I created a different ticket for it, as it is a slightly different problem : https://progress.opensuse.org/issues/109986
Updated by JRivrain over 2 years ago
- File bash.log.xz bash.log.xz added
Reformatted the log file without escape characters.
Search for Y2LOG, JOURNALCTL, DMESG to navigate in shell output: Y2LOG is written at the start of /var/log/y2log and so on.
Updated by JRivrain over 2 years ago
- Subject changed from [y][ppc][hmc] Network issues on ppc64le-hmc workers : "Error connecting to redcurrant-3.qa.suse.de: no route to host" to [ppc][hmc] Network issues on ppc64le-hmc workers : "Error connecting to redcurrant-3.qa.suse.de: no route to host"

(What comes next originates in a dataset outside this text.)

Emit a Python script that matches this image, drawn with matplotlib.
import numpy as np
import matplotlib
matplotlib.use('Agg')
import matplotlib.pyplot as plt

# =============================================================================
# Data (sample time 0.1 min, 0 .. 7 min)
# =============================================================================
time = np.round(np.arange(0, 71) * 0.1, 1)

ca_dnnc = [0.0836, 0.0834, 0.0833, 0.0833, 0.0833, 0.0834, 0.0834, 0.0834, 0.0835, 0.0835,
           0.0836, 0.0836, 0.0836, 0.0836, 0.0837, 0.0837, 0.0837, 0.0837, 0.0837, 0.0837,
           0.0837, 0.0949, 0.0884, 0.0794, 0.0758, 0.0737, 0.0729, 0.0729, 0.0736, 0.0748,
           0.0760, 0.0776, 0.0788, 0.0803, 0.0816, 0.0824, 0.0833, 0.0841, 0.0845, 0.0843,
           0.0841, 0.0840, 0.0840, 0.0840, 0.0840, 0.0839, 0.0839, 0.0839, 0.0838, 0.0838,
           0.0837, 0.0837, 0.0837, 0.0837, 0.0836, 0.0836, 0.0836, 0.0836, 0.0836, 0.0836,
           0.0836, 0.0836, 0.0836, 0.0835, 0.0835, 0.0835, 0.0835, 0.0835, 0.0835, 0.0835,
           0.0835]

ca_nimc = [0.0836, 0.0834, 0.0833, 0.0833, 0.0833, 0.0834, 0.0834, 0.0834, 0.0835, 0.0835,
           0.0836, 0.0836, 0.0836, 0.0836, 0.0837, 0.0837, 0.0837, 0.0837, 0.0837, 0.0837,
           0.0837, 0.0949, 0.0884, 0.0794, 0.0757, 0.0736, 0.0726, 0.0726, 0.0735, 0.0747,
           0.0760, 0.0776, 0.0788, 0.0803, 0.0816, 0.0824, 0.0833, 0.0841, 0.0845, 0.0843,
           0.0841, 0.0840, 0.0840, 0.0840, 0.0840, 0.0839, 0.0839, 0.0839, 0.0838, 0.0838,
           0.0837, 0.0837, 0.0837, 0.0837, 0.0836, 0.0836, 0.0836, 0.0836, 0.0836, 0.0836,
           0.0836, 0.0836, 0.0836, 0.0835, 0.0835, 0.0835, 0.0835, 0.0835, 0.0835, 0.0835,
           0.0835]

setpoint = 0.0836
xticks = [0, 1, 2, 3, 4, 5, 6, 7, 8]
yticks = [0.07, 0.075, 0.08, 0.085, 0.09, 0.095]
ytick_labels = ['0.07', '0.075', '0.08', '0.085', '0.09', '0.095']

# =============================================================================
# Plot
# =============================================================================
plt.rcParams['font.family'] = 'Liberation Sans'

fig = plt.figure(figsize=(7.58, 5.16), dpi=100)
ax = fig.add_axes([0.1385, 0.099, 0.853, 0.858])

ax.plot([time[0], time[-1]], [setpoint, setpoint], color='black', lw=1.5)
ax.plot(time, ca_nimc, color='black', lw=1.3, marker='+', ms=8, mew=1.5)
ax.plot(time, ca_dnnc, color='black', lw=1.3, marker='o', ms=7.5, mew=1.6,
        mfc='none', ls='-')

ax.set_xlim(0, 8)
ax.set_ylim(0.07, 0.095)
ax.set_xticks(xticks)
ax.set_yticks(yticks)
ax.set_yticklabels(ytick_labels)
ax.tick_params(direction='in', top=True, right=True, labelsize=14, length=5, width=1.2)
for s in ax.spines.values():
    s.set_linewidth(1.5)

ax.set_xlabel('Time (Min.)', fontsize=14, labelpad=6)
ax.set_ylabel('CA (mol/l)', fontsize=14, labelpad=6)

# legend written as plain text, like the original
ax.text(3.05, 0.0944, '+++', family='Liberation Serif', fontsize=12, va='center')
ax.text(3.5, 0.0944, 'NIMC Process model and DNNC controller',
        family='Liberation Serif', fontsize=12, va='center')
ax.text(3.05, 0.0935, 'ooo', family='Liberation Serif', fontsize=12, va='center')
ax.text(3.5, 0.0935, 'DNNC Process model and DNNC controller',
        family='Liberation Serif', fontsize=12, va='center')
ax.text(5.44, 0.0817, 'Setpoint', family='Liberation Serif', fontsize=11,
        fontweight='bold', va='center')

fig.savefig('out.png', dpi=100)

Removing [y] from title, as this error "Error connecting to redcurrant-3.qa.suse.de: no route to host" is very likely to be a network issue that we cannot work around: even manually I could not start the network from the the VM.
The other issue is https://bugzilla.suse.com/show_bug.cgi?id=1198294, I'll remove the incorrect tags from openQA jobs.
If we are sure the issue in the description ("no route to host") is not with infra, but a product bug, then we need to report it. maybe it could have also something to do with https://bugzilla.suse.com/show_bug.cgi?id=1198294.
Please let me know.
Updated by okurz over 2 years ago
- Subject changed from [ppc][hmc] Network issues on ppc64le-hmc workers : "Error connecting to redcurrant-3.qa.suse.de: no route to host" to [qe-core][ppc][hmc] Network issues on ppc64le-hmc workers : "Error connecting to redcurrant-3.qa.suse.de: no route to host"
@qe-core could your PPC experts look into this?
Updated by slo-gin 10 months ago
This ticket was set to Normal priority but was not updated within the SLO period. Please consider picking up this ticket or just set the ticket to the next lower priority.